Bereits im Sommer 2020 wurden drei Schrottimmobilien aus dieser Zeile professionell planiert. Da bei den übrigen drei Objekten jedoch lange Zeit die Besitzverhältnisse diffus blieben und die letzten Eigner auch utopische Verkaufspreisvorstellungen in den Raum stellten, stockten die zähen Ankaufverhandlungen. Letztlich gelang es der Stadt Hagen, die dem Abriss des Straßenzugs allein schon aus städtebau-, aber auch wohn- und sozialpolitischen Gründen einen hohen Stellenwert einräumt, erst Anfang des vergangenen Jahres, das letzte Objekt zu erwerben und somit den Rückbau konkret anzugehen.

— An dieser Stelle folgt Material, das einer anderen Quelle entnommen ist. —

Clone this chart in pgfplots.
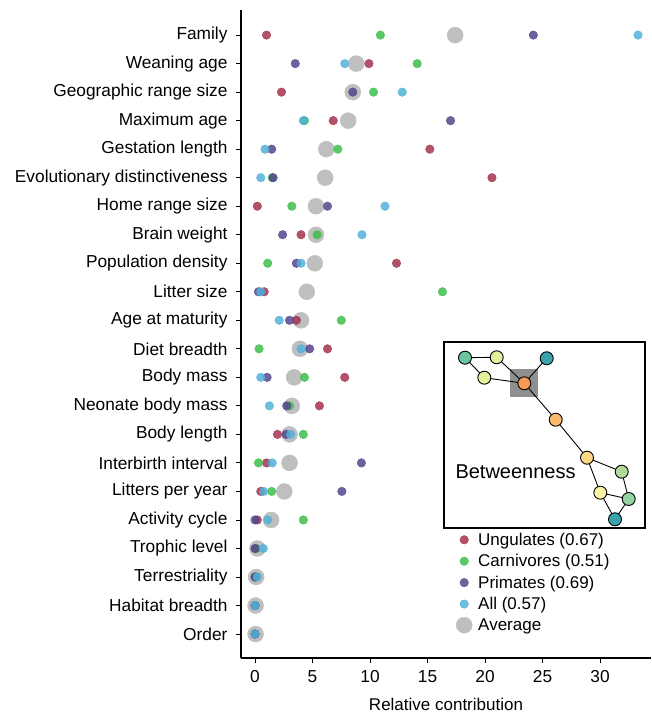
\documentclass[border=0pt]{standalone}
\usepackage{fontspec}
\setmainfont{Liberation Sans}
\usepackage{pgfplots}
\usepackage{pgfplotstable}
\pgfplotsset{compat=1.18}

\definecolor{ung}{HTML}{A5344E}
\definecolor{carn}{HTML}{3DBE4B}
\definecolor{prim}{HTML}{54468D}
\definecolor{allc}{HTML}{52B1D9}
\definecolor{avgc}{HTML}{BFBFBF}

% idx: 0 = Order (bottom) ... 21 = Family (top)
\pgfplotstableread{
idx avg  ung  carn prim  all
21  17.4 1.0  10.9 24.2  33.3
20  8.8  9.9  14.1 3.5   7.8
19  8.5  2.3  10.3 8.5   12.8
18  8.1  6.8  4.3  17.0  4.2
17  6.2  15.2 7.2  1.45  0.87
16  6.1  20.6 1.5  1.57  0.5
15  5.3  0.2  3.2  6.3   11.3
14  5.3  4.0  5.4  2.4   9.3
13  5.2  12.3 1.1  3.6   4.0
12  4.5  0.8  16.3 0.3   0.5
11  4.0  3.6  7.5  3.0   2.1
10  3.9  6.3  0.35 4.75  4.0
9   3.4  7.8  4.3  1.05  0.5
8   3.2  5.6  3.0  2.75  1.25
7   3.0  1.95 4.2  2.7   3.1
6   3.0  1.0  0.3  9.25  1.5
5   2.55 0.5  1.45 7.55  0.75
4   1.4  0.2  4.2  0.0   1.1
3   0.2  0.05 0.1  0.0   0.72
2   0.1  0.05 0.05 0.0   0.2
1   0.05 0.0  0.0  0.0   0.0
0   0.05 0.0  0.0  0.0   0.0
}\contrib

\begin{document}
\begin{tikzpicture}[font=\fontsize{17}{20}\selectfont]
\path[use as bounding box] (-241pt,-56pt) rectangle (410pt,658pt);
\begin{axis}[
  at={(0pt,0pt)}, anchor=south west,
  scale only axis,
  width=410pt, height=648pt,
  xmin=-1.22, xmax=34.43,
  ymin=-0.84, ymax=21.88,
  axis lines=left,
  axis line style={-, line width=1.1pt},
  xtick={0,5,...,30},
  ytick={0,...,21},
  yticklabels={Order,Habitat breadth,Terrestriality,Trophic level,Activity cycle,Litters per year,Interbirth interval,Body length,Neonate body mass,Body mass,Diet breadth,Age at maturity,Litter size,Population density,Brain weight,Home range size,Evolutionary distinctiveness,Gestation length,Maximum age,Geographic range size,Weaning age,Family},
  tick align=outside,
  major tick length=5pt,
  tick style={line width=0.9pt, black},
  /pgf/number format/assume math mode=true,
  ticklabel style={font=\fontsize{17.3}{20}\selectfont},
  xticklabel shift=4pt,
  yticklabel shift=5pt,
  xlabel={Relative contribution},
  xlabel style={font=\fontsize{17}{20}\selectfont, yshift=-9pt},
  clip=false,
  legend style={at={(0.522,0.198)}, anchor=north west, draw=none, fill=none,
    font=\fontsize{17}{20}\selectfont, row sep=3.6pt, column sep=4pt, inner sep=1pt},
  legend cell align=left,
]
\addlegendimage{only marks, mark=*, mark size=4.3pt, ung, opacity=0.85}
\addlegendentry{Ungulates (0.67)}
\addlegendimage{only marks, mark=*, mark size=4.3pt, carn, opacity=0.85}
\addlegendentry{Carnivores (0.51)}
\addlegendimage{only marks, mark=*, mark size=4.3pt, prim, opacity=0.85}
\addlegendentry{Primates (0.69)}
\addlegendimage{only marks, mark=*, mark size=4.3pt, allc, opacity=0.85}
\addlegendentry{All (0.57)}
\addlegendimage{only marks, mark=*, mark size=8pt, avgc}
\addlegendentry{Average}

\addplot[only marks, mark=*, mark size=8pt, avgc, forget plot] table[x=avg, y=idx] {\contrib};
\addplot[only marks, mark=*, mark size=4.3pt, ung, opacity=0.85, forget plot] table[x=ung, y=idx] {\contrib};
\addplot[only marks, mark=*, mark size=4.3pt, carn, opacity=0.85, forget plot] table[x=carn, y=idx] {\contrib};
\addplot[only marks, mark=*, mark size=4.3pt, prim, opacity=0.85, forget plot] table[x=prim, y=idx] {\contrib};
\addplot[only marks, mark=*, mark size=4.3pt, allc, opacity=0.85, forget plot] table[x=all, y=idx] {\contrib};
\end{axis}

% inset: betweenness network, coordinates in picture pixels (y negated)
\begin{axis}[
  at={(203pt,130pt)}, anchor=south west,
  scale only axis,
  width=201pt, height=186pt,
  xmin=444, xmax=645, ymin=-528, ymax=-342,
  xtick=\empty, ytick=\empty,
  axis line style={line width=1.6pt},
  clip=false,
  unbounded coords=jump,
]
\addplot[draw=none, fill={rgb,255:red,143;green,143;blue,143}] coordinates {(510.3,-369.3) (538.3,-369.3) (538.3,-397.3) (510.3,-397.3)} -- cycle;
\addplot[black, line width=0.9pt] coordinates {
  (484.3,-377.7) (465,-357.7) (496.7,-357.3) (524.3,-383.3) (484.3,-377.7) (nan,nan)
  (546.7,-358.3) (524.3,-383.3) (555.7,-419.7) (587,-457.7) (621.7,-471.7)
  (628.7,-499) (615,-519.3) (600.3,-492.7) (587,-457.7) (nan,nan)
  (600.3,-492.7) (628.7,-499)
};
\pgfplotsset{nd/.style={only marks, mark=*, mark size=6.5pt, mark options={draw=black, line width=0.9pt, fill=#1}}}
\definecolor{n1}{HTML}{6CC5A0}
\definecolor{n2}{HTML}{E2F29C}
\definecolor{n3}{HTML}{3BA3AC}
\definecolor{n5}{HTML}{F79A55}
\definecolor{n6}{HTML}{FDB96A}
\definecolor{n7}{HTML}{FCD985}
\definecolor{n8}{HTML}{AEDC98}
\definecolor{n9}{HTML}{FDF2A6}
\definecolor{n10}{HTML}{92D3A0}
\addplot[nd=n1] coordinates {(465,-357.7)};
\addplot[nd=n2] coordinates {(496.7,-357.3) (484.3,-377.7)};
\addplot[nd=n3] coordinates {(546.7,-358.3) (615,-519.3)};
\addplot[nd=n5] coordinates {(524.3,-383.3)};
\addplot[nd=n6] coordinates {(555.7,-419.7)};
\addplot[nd=n7] coordinates {(587,-457.7)};
\addplot[nd=n8] coordinates {(621.7,-471.7)};
\addplot[nd=n9] coordinates {(600.3,-492.7)};
\addplot[nd=n10] coordinates {(628.7,-499)};
\node[anchor=west, font=\fontsize{20}{24}\selectfont] at (axis cs:452,-471.5) {Betweenness};
\end{axis}
\end{tikzpicture}
\end{document}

Letztlich spielte der Kommune dabei sogar noch ein massiver Rattenbefall in den Häusern in die Karten, so dass die letzten 29 Bewohner zum Schutz ihrer Gesundheit aus Infektionsschutzgründen kurzfristig aus ihrem Zuhause herauskomplimentiert werden konnten.

Im Anschluss mussten obendrein noch sagenhafte 23 Tonnen Müll und Unrat aus den Wohnungen und ausgedehnten Keller- und Giebelräumen herausgeschleppt werden, um einen endgültigen Abriss überhaupt andenken zu können. Eine ähnliche Erfahrung hatte man im Rathaus auch schon bei den ersten drei Schrottimmobilien aus der Reihe gemacht, aus denen vor knapp drei Jahren sogar 40 Tonnen Sperrgut von einem Entsorger herausgeschleppt worden waren. In diesen zuletzt herrenlosen Objekten hatte sich in unmittelbarer Nähe zum Bahn-Gleis sowie dem S-Bahn-Haltepunkt Wehringhausen eine linke Partyszene eingenistet und immer wieder die Nächte zum Tag gemacht. Zudem fanden ohne jegliche Kontrolle durch unmittelbare Nachbarn dort Junkies und Obdachlose einen Unterschlupf, während sich parallel auch Metalldiebe an den „Innereien“ der Objekte bedienten, bevor die Stadt dem Treiben ein finales Ende setzte.

Förderprogramm verlängert

Immerhin profitiert Hagen bereits seit 2017 von dem NRW-Förderprogramm „Modellvorhaben Problemimmobilien“, das klammen Städten dabei unter die Arme greift, verfallenden Wohnraum vom Markt zu nehmen und somit das Entstehen von Armutsghettos auszubremsen. Ursprünglich drohte diese so wichtige finanzielle Hilfe Ende 2022 zu versiegen. Doch der Stadt Hagen ist es in enger Abstimmung mit der Bezirksregierung in Arnsberg sowie dem NRW-Ministerium für Heimat, Kommunales und Bau angesichts der spezifischen Flut-Problemlagen in Hagen sowie der langen Wartezeiten bei den Baufirmen gelungen, hier eine Verlängerung der Förderunterstützung bis Ende 2023 zu erwirken. Daher muss jetzt endgültig mit dem Abriss begonnen werden, um die Gelder sich letztlich nicht durch die Lappen gehen zu lassen. Der aktuelle Zeitplan sieht vor, dass die Häuser bis Ende November dem Erdboden gleich gemacht sind. Eine konkrete Nachfolgenutzung steht zurzeit noch in den Sternen.